There has been a huge shift in the past 30 years in the way that content is delivered. Mathmaticians no longer hand over pages of handwritten text to department secretaries to type and mail. Nor do publishers typeset with blocks anymore. For most mathematicians, you write in LaTex, and what the publisher has to do to get that to publication quality isn’t as time or labor-intensive as it once was.
Anthony Horowitz takes up the question about whether authors need publishers at all over at Gaurdian. He has a point: his publisher for his adult book allowed the book to go out with 35 typos in it.Publishing companies are notoriously unwillingly to do much marketing and promoting for your book. One wonders what, exactly, publishers do in the digital era if they aren’t proofing and marketing much.
Scholarly service and production is largely paid for by universities or external sponsors. Academics control the content, for the most part, voluntarily: most of us never get paid to review, and while editors are often paid, it’s not usually all that much. Elsevier and academic publishers make money off the ever-increasing pressures to publish: we’re clamoring to give them our intellectual property because our departments force us to, if we want tenure and promotion.
Moreover, Elsevier doesn’t really do all that much to promote particular journals. So what value are they adding, at the same time they are charging libraries very high prices for subscriptions?
That high pricing strikes me as the problem more than the idea that we should get rid of academic journals. And there’s a difference between getting rid of an academic journal and getting rid of an academic publisher. Journals still provide people with some services: they attract content according to a particular theme. They do editing and peer review, and we need peer review. In fiction publishing, you need a great story.

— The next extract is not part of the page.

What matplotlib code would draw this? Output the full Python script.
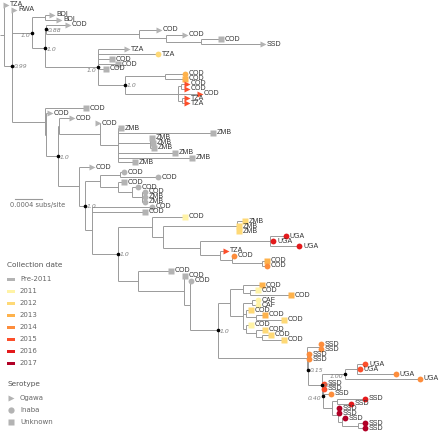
import matplotlib.pyplot as plt

# ---- tree data -------------------------------------------------------------
# internal nodes (depth in px-like units; 27 units = 0.0004 subs/site)
node_names = ['root', 'N1', 'A', 'P', 'R', 'Q', 'S', 'S2', 'S3', 'T', 'V', 'W', 'X', 'X1', 'X2',
              'L', 'L2', 'M', 'Mt', 'Nn', 'Z', 'Z2', 'Mb', 'Q1', 'P1', 'P1a', 'P1b', 'P1c', 'P1d',
              'R1', 'V1', 'U', 'U2', 'Zg', 'U3', 'Ug', 'Tg', 'N5', 'N6', 'J', 'J1', 'J2', 'K', 'K1',
              'H', 'H1', 'G', 'G1', 'G2', 'G2a', 'G3', 'G3a', 'G3b', 'SA', 'Sn1', 'S015', 'S098',
              'S100', 'Su1', 'S040', 'Sd', 'Sd1', 'Sd2', 'Sd3', 'Sd4']
node_parents = [None, 'root', 'N1', 'A', 'A', 'R', 'Q', 'S', 'S2', 'R', 'T', 'V', 'V', 'X', 'X',
                'N1', 'L', 'L2', 'M', 'Mt', 'Nn', 'Z', 'M', 'Mb', 'Q1', 'P1', 'P1', 'P1b', 'P1c',
                'Q1', 'R1', 'V1', 'U', 'U2', 'U2', 'U3', 'U3', 'Tg', 'N5', 'V1', 'J', 'J1', 'J2', 'K',
                'K1', 'H', 'K1', 'G', 'G', 'G2', 'G', 'G3', 'G3a', 'K', 'SA', 'SA', 'S015',
                'S098', 'S100', 'S098', 'S040', 'Sd', 'Sd', 'Sd2', 'Sd3']
node_depths = [4, 12, 32, 45, 45, 46, 139, 166, 201, 98, 125, 165, 178, 181, 182,
               45, 46, 58, 59, 100, 118, 150, 79, 85, 100, 120, 118, 132, 142,
               92, 118, 152, 163, 237, 200, 270, 220, 232, 262, 138, 184, 190, 218, 230,
               243, 250, 243, 252, 246, 256, 246, 256, 262, 307, 320, 308, 322,
               345, 357, 323, 332, 337, 338, 342, 358]
node_support = {'N1': '0.99', 'A': '1.0', 'R': '1.0', 'Q': '0.88', 'T': '1.0', 'V': '1.0',
                'M': '1.0', 'Q1': '1.0', 'V1': '1.0', 'K': '1.0', 'S015': '0.15',
                'S098': '0.98', 'S100': '1.00', 'S040': '0.40'}

# leaves, top to bottom
leaf_parent = ['root', 'N1', 'P', 'P', 'Q', 'S', 'S2', 'S3', 'S3',
               'T', 'T', 'T', 'T', 'T', 'W', 'W', 'X1', 'X1', 'X', 'X2', 'X2',
               'L', 'L2', 'Mt', 'Nn', 'Z', 'Z', 'Z2', 'Z2', 'Z2', 'Z', 'Z', 'Z',
               'Mb', 'P1a', 'P1a', 'P1b', 'P1c', 'P1d', 'P1d', 'P1d', 'R1', 'R1',
               'U', 'Zg', 'Zg', 'Zg', 'Ug', 'Ug', 'Ug', 'Tg', 'N5', 'N6', 'N6',
               'J', 'J1', 'J2', 'H', 'H1', 'H1', 'G1', 'G1', 'G2', 'G2a', 'G2a',
               'G3', 'G3a', 'G3b', 'G3b', 'Sn1', 'Sn1', 'S015', 'S015',
               'Su1', 'Su1', 'Su1', 'S100', 'S040', 'S040', 'S040',
               'Sd1', 'Sd1', 'Sd2', 'Sd2', 'Sd3', 'Sd4', 'Sd4']
leaf_depth = [6, 14, 52, 59, 68, 159, 185, 221, 263,
              127, 158, 112, 118, 106, 185, 185, 187, 187, 200, 187, 187,
              86, 50, 72, 98, 121, 213, 152, 153, 154, 175, 192, 135,
              92, 124, 158, 124, 138, 145, 145, 145, 152, 145,
              185, 245, 239, 239, 286, 273, 299, 226, 234, 267, 267,
              171, 185, 191, 262, 258, 291, 258, 258, 251, 265, 284,
              251, 265, 271, 284, 321, 321, 309, 309,
              365, 360, 396, 420, 324, 324, 331,
              365, 351, 339, 339, 345, 365, 365]
leaf_country = ['TZA', 'RWA', 'BDI', 'BDI', 'COD', 'COD', 'COD', 'COD', 'SSD',
                'TZA', 'TZA', 'COD', 'COD', 'COD', 'COD', 'COD', 'COD', 'COD', 'COD', 'TZA', 'TZA',
                'COD', 'COD', 'COD', 'COD', 'ZMB', 'ZMB', 'ZMB', 'ZMB', 'ZMB', 'ZMB', 'ZMB', 'ZMB',
                'COD', 'COD', 'COD', 'COD', 'COD', 'COD', 'ZMB', 'ZMB', 'COD', 'COD',
                'COD', 'ZMB', 'ZMB', 'ZMB', 'UGA', 'UGA', 'UGA', 'TZA', 'COD', 'COD', 'COD',
                'COD', 'COD', 'COD', 'COD', 'COD', 'COD', 'CAF', 'CAF', 'COD', 'COD', 'COD',
                'COD', 'COD', 'COD', 'COD', 'SSD', 'SSD', 'SSD', 'SSD',
                'UGA', 'UGA', 'UGA', 'UGA', 'SSD', 'SSD', 'SSD',
                'SSD', 'SSD', 'SSD', 'SSD', 'SSD', 'SSD', 'SSD']
leaf_year = ['Pre-2011'] * 9 + \
            ['Pre-2011', '2012', 'Pre-2011', 'Pre-2011', 'Pre-2011', '2013', '2013',
             '2015', '2015', '2015', '2015', '2015'] + \
            ['Pre-2011'] * 22 + \
            ['2011', '2012', '2012', '2012', '2016', '2016', '2016', '2015', '2014', '2013', '2014',
             'Pre-2011', 'Pre-2011', 'Pre-2011', '2013', '2011', '2013', '2011', '2011', '2012',
             '2013', '2012', '2011', '2012', '2012', '2012', '2014', '2014', '2014', '2014',
             '2015', '2015', '2014', '2014', '2015', '2015', '2014',
             '2016', '2016', '2017', '2017', '2017', '2017', '2017']
leaf_sero = ['O', 'O', 'O', 'O', 'O', 'O', 'O', 'U', 'O',
             'O', 'I', 'U', 'U', 'U', 'I', 'U', 'O', 'O', 'O', 'O', 'O',
             'U', 'O', 'O', 'O', 'U', 'U', 'U', 'U', 'U', 'U', 'U', 'U',
             'O', 'I', 'I', 'U', 'I', 'I', 'I', 'I', 'I', 'U',
             'U', 'U', 'U', 'U', 'I', 'I', 'I', 'O', 'I', 'U', 'I',
             'U', 'U', 'I', 'U', 'U', 'U', 'I', 'I', 'U', 'U', 'U',
             'U', 'U', 'U', 'U', 'I', 'I', 'I', 'I',
             'I', 'I', 'I', 'I', 'I', 'I', 'I',
             'I', 'I', 'I', 'I', 'I', 'I', 'I']

years = ['Pre-2011', '2011', '2012', '2013', '2014', '2015', '2016', '2017']
year_colors = ['#b3b3b3', '#fff3a6', '#fed976', '#feb24c', '#fd8d3c', '#fc4e2a', '#e31a1c', '#b10026']
serotypes = ['Ogawa', 'Inaba', 'Unknown']
sero_markers = {'O': '>', 'I': 'o', 'U': 's'}

# ---- layout ----------------------------------------------------------------
leaf_y = [5 + i * 4.92 for i in range(len(leaf_parent))]
depth = dict(zip(node_names, node_depths))
children = {n: [] for n in node_names}
for n, p in zip(node_names, node_parents):
    if p is not None:
        children[p].append(('node', n))
for i, p in enumerate(leaf_parent):
    children[p].append(('leaf', i))

node_y = {}


def get_y(kind, key):
    if kind == 'leaf':
        return leaf_y[key]
    if key not in node_y:
        ys = [get_y(k, c) for k, c in children[key]]
        node_y[key] = (min(ys) + max(ys)) / 2
    return node_y[key]


get_y('node', 'root')

fig = plt.figure(figsize=(4.4, 4.33), dpi=100)
ax = fig.add_axes([0, 0, 1, 1])
ax.set_xlim(0, 440)
ax.set_ylim(433, 0)
ax.axis('off')

line_kw = dict(color='#9a9a9a', lw=0.7, solid_capstyle='butt', zorder=1)
ax.plot([0, depth['root']], [node_y['root']] * 2, **line_kw)
for n in node_names:
    ys = [get_y(k, c) for k, c in children[n]]
    ax.plot([depth[n]] * 2, [min(ys), max(ys)], **line_kw)
    for k, c in children[n]:
        x1 = depth[c] if k == 'node' else leaf_depth[c]
        ax.plot([depth[n], x1], [get_y(k, c)] * 2, **line_kw)

# tips
ycol = dict(zip(years, year_colors))
for i in range(len(leaf_parent)):
    ax.plot(leaf_depth[i], leaf_y[i], marker=sero_markers[leaf_sero[i]], ms=4.2,
            color=ycol[leaf_year[i]], mec='none', zorder=3)
    ax.text(leaf_depth[i] + 4, leaf_y[i], leaf_country[i], fontsize=5.0, color='#333333',
            va='center', ha='left', family='Liberation Sans')

# supports
left_side = ['A', 'T', 'S040', 'S100']
for n, s in node_support.items():
    x, y = depth[n], node_y[n]
    ax.plot(x, y, 'o', ms=1.6, color='black', zorder=4)
    if n in left_side:
        ax.text(x - 2, y + 3, s, fontsize=4.4, style='italic', color='#808080', ha='right', va='center')
    else:
        ax.text(x + 2, y + 1, s, fontsize=4.4, style='italic', color='#808080', ha='left', va='center')

# scale bar
ax.plot([15, 42], [199, 199], color='#9a9a9a', lw=0.8)
ax.text(10, 205, '0.0004 subs/site', fontsize=4.8, color='#666666', va='center')

# legends
ax.text(7, 265, 'Collection date', fontsize=5.3, color='#555555', va='center')
for j, (yr, c) in enumerate(zip(years, year_colors)):
    yy = 279 + j * 12
    ax.add_patch(plt.Rectangle((7, yy - 1.5), 8, 3, color=c, lw=0))
    ax.text(20, yy, yr, fontsize=5.0, color='#666666', va='center')
ax.text(7, 384, 'Serotype', fontsize=5.3, color='#555555', va='center')
for j, (st, m) in enumerate(zip(serotypes, ['>', 'o', 's'])):
    yy = 398 + j * 12
    ax.plot(11, yy, marker=m, ms=4.5, color='#b3b3b3', mec='none')
    ax.text(20, yy, st, fontsize=5.0, color='#666666', va='center')

fig.savefig('out.png', dpi=100)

In research, you need rigor in addition to a good story.
Tim Leunig has a response in the LSE blog (which you should be reading, as it’s excellent), where he responds to Elsevier’s excuse-making with “Hey, set your prices as you see fit, but the rest of us are entitled to note that your prices are too damned high.”
We should also point out that associations are just as guilty of this abuse of monopoly power. Scholars are expected to present their work at conferences, and this is extremely important for young scholars. And yeah: conference registrations are sky-high, and hotels scrape in the money from people who have no choice but to go if they want to remain scholars and/or get promoted. Departments are notoriously stingy with giving travel funds, so a lot travel gets funded out of the young scholar’s pocket, when they can hardly afford it.
My own opinions are captured very well by Don Taylor, also at LSE: The role of peer review journals cannot be replaced by Twitter, blogs, or anything else (and I really believe in blogs!). Absolutely everything Taylor says is right-on. Blogs are a supplement to, not a replacement for, carefully vetted writing of peer review.
That’s one of the reasons why I’ve thought about shutting down this blog. It’s undisciplined writing, as fun as it is, and as much as readers may enjoy it. I see it as an extension of my teaching.
You could, of course, peer review blogs, but that’s where we are heading with online journals anyway, so why do we need a blog format? The journal Science does the best job, I think, of levering web publishing. There are the short, accessible articles. Then there are the dense, for-academics, detailed appendices. But it’s all still as great and as rigorous as the old print version of Science–actually, it’s better. (And I’m old enough to have an informed opinion.)
Take a look at the Journal of Land Use and Transportation. It’s as good as anything that’s out there offered through a traditional academic publisher, better than many print planning journals. This is the future. (My only quibble: they should require people to submit their data the way the American Economic Review does. But this takes server space, I understand.)
Editors matter tremendously in journals, and that is what has made all the difference for JTLU. No, peer review isn’t perfect, and mistakes do get by, and brilliant new ideas do get blunted through consensus, and there’s too waaaaay too much politics. But that won’t change if you move to blogs or whatnot.
Thanks for the callout on JTLU. In response to the data question. We in principle want it, but the authors have pushed back in general (two primary reasons 1. it is not their data, 2. confidentiality issue if dealing with human subjects). There is not a good way to deal with the data in the Content Mangement System (OJS – Open Journal Systems) that we use, making it in general a headache. We will push more in the future.
I chatted with Elsevier Transportation folks at one point about creating an iTunes model for publishing articles so that folks could get them for a $1 a pop. I’d pay a subscription per month to read the ones I wanted if that were the case. After a few email back and forths they started ignoring me.
I think ultimately there needs to be another outlet. I think you discount the role of blogs to a certain extent because you confine blogging to a certain space. If there were transportation blogs that were focused on released research on certain topics, covering all the journals (not just brands re Elsevier, Springer etc) and there were a model where you could purchase the full article for a dollar, you might have more than just academics reading them and create a bigger market. Right now they are holed up in Transportation Libraries. What good does that do the city planner who wants to learn something new but doesn’t have the time to mine the 25 journals that might have an article of interest?